Gupta: The next surgeon general?
Barack Obama might give Dr. Sanjay Gupta, CNN’s “chief medical correspondent" the high-profile post
I guess Marcus Welby was too old, said Michael Giltz in Huffingtonpost.com. Barack Obama, it was reported last week, is strongly considering naming Dr. Sanjay Gupta, CNN’s “chief medical correspondent,” to be the next U.S. surgeon general—an appointment that would be “dismaying” on several levels. It isn’t just the questionable advice Gupta has given his viewers over the years, or the factual corrections CNN had to issue after his on-air spat with Michael Moore over the sorry state of U.S. health care. What really makes this a “dumb pick” is that Gupta was chosen purely because he’s a celebrity. Didn’t Obama promise to put a premium on competence in his administration, after the bungling and cronyism of the Bush years? Why appoint as guardian of the nation’s health a blow-dried TV doctor that People once included on its list of Sexiest Men Alive?

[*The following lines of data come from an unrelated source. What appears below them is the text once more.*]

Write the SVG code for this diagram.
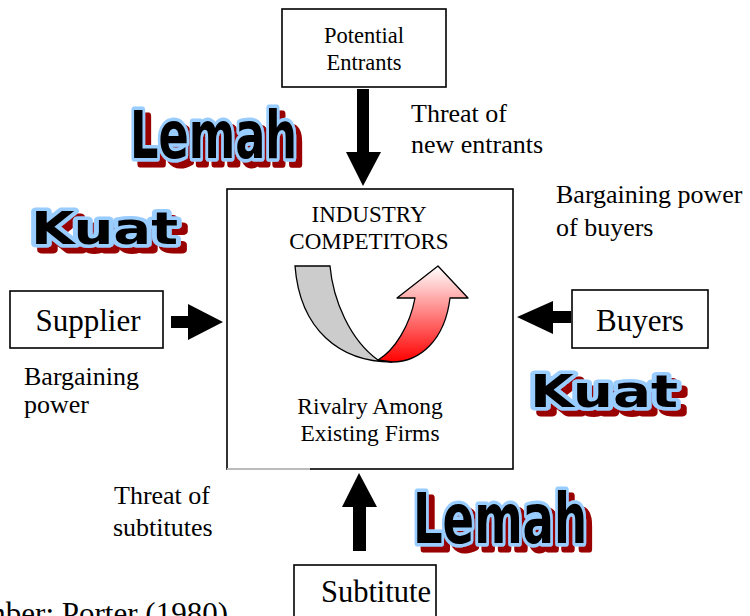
<svg xmlns="http://www.w3.org/2000/svg" width="750" height="616" viewBox="0 0 750 616">
<defs>
<style>
.box{fill:#fff;stroke:#000;stroke-width:1.6}
.t{font-family:"Liberation Serif","Times New Roman",serif;fill:#000}
.wa{font-family:"DejaVu Sans Condensed","DejaVu Sans",sans-serif;font-weight:bold;stroke-linejoin:round;fill:#000;stroke:#99ccff;stroke-width:7;paint-order:stroke;filter:url(#shadow)}
.arr{fill:#000}
</style>
<filter id="shadow" x="-20%" y="-40%" width="150%" height="190%">
<feOffset in="SourceAlpha" dx="6" dy="6" result="o"/>
<feFlood flood-color="#990000"/>
<feComposite in2="o" operator="in" result="s"/>
<feMerge><feMergeNode in="s"/><feMergeNode in="SourceGraphic"/></feMerge>
</filter>
<linearGradient id="redg" x1="0" y1="0" x2="0" y2="1">
<stop offset="0" stop-color="#ffffff"/>
<stop offset="1" stop-color="#ff0000"/>
</linearGradient>
</defs>
<rect width="750" height="616" fill="#fff"/>

<g id="potential-entrants">
<rect class="box" x="282" y="9" width="164" height="78"/>
<text class="t" x="364" y="43" font-size="22.5" text-anchor="middle">Potential</text>
<text class="t" x="364" y="70" font-size="22.5" text-anchor="middle">Entrants</text>
</g>

<g id="industry-competitors">
<rect class="box" x="227" y="189" width="286" height="280"/>
<line x1="227" y1="469" x2="310" y2="469" stroke="#bbb" stroke-width="1.8"/>
<text class="t" x="369" y="222" font-size="23" text-anchor="middle">INDUSTRY</text>
<text class="t" x="369" y="249" font-size="23" text-anchor="middle">COMPETITORS</text>
<path d="M295,266 L330,266 C333,300 350,340 378,360 L392,362 C340,362 300,330 295,266 Z" fill="#cccccc" stroke="#000" stroke-width="1.3"/>
<path d="M378,360 C395,350 410,325 415,298 L397,298 L438,266 L468,298 L450,298 C445,340 420,362 392,362 Z" fill="url(#redg)" stroke="#000" stroke-width="1.3" stroke-linejoin="round"/>
<text class="t" x="370" y="414" font-size="23.5" text-anchor="middle">Rivalry Among</text>
<text class="t" x="370" y="441" font-size="23.5" text-anchor="middle">Existing Firms</text>
</g>

<g id="supplier">
<rect class="box" x="10" y="291" width="153" height="57"/>
<text class="t" x="88" y="331" font-size="31" text-anchor="middle">Supplier</text>
</g>

<g id="buyers">
<rect class="box" x="572" y="290" width="136" height="58"/>
<text class="t" x="640" y="331" font-size="31" text-anchor="middle">Buyers</text>
</g>

<g id="subtitute">
<rect class="box" x="294" y="565" width="142" height="80"/>
<text class="t" x="376" y="602" font-size="30.5" text-anchor="middle">Subtitute</text>
</g>

<g id="connectors">
<polygon class="arr" points="357,89 369,89 369,152 381,152 363,186 346,152 357,152"/>
<polygon class="arr" points="171,316 188,316 188,304 223,322 188,340 188,328 171,328"/>
<polygon class="arr" points="571,311 553,311 553,301 517,317 553,334 553,323 571,323"/>
<polygon class="arr" points="353,551 366,551 366,507 377,507 359,473 342,507 353,507"/>
</g>

<g id="labels">
<text class="t" x="411" y="122" font-size="26">Threat of</text>
<text class="t" x="411" y="153" font-size="26">new entrants</text>
<text class="t" x="556" y="203" font-size="26">Bargaining power</text>
<text class="t" x="556" y="236" font-size="26">of buyers</text>
<text class="t" x="24" y="385" font-size="26">Bargaining</text>
<text class="t" x="24" y="413" font-size="26">power</text>
<text class="t" x="114" y="504" font-size="26">Threat of</text>
<text class="t" x="113" y="536" font-size="26">subtitutes</text>
<text class="t" x="-51" y="624" font-size="31">Sumber: Porter (1980)</text>
</g>

<g id="wordart-lemah-top">
<text class="wa" x="130" y="158" font-size="66" textLength="167" lengthAdjust="spacingAndGlyphs">Lemah</text>
</g>
<g id="wordart-kuat-left">
<text class="wa" x="31" y="244" font-size="44" textLength="147" lengthAdjust="spacingAndGlyphs">Kuat</text>
</g>
<g id="wordart-kuat-right">
<text class="wa" x="530" y="407" font-size="45" textLength="148" lengthAdjust="spacingAndGlyphs">Kuat</text>
</g>
<g id="wordart-lemah-bottom">
<text class="wa" x="413" y="543" font-size="69" textLength="174" lengthAdjust="spacingAndGlyphs">Lemah</text>
</g>
</svg>
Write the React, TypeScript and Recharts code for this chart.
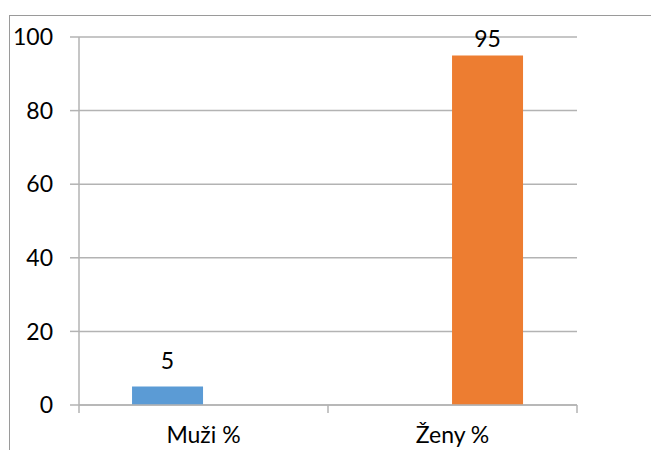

Gupta is “not just a pretty face,’’ said The Economist in an editorial. Gupta happens to be a practicing neurosurgeon and he’s also, crucially, an Indian-American. Doctors “with roots in the subcontinent are greatly over-represented among the country’s medical establishment, but have long felt neglected.” Installing Gupta as surgeon general would score Obama some political points with this growing constituency, as well as with Indian-Americans in general. As for those critics dismissing Gupta as a lightweight, said Troy Patterson in Slate.com, what exactly do they think a surgeon general does all day? “The gig is, at its best, pro-health PR work,” using the bully pulpit of the office to educate the public about their health—in other words, pretty much exactly what Gupta has been doing so successfully for years now on CNN. He’s a perfect fit.
I agree that the surgeon general needs to be a good communicator, said Peter Aldhous in NewScientist.com. “But is this particular communicator the best choice?” Gupta has enjoyed an unusually cozy and lucrative relationship with the drug industry over the years, and is known for constantly urging his viewers to demand the latest expensive medical screening procedure—“even when the scientific evidence indicates that it may not benefit patients.” I can see the logic of appointing a TV doctor to be surgeon general, but not if he’s a shill for Big Pharma and the HMOs. Consider the alternatives, though, said Bill Brownstein in the Montreal Gazette. With only a handful of TV doctors to choose from, we should be grateful Obama didn’t go with that “motormouth know-it-all,” Dr. Phil.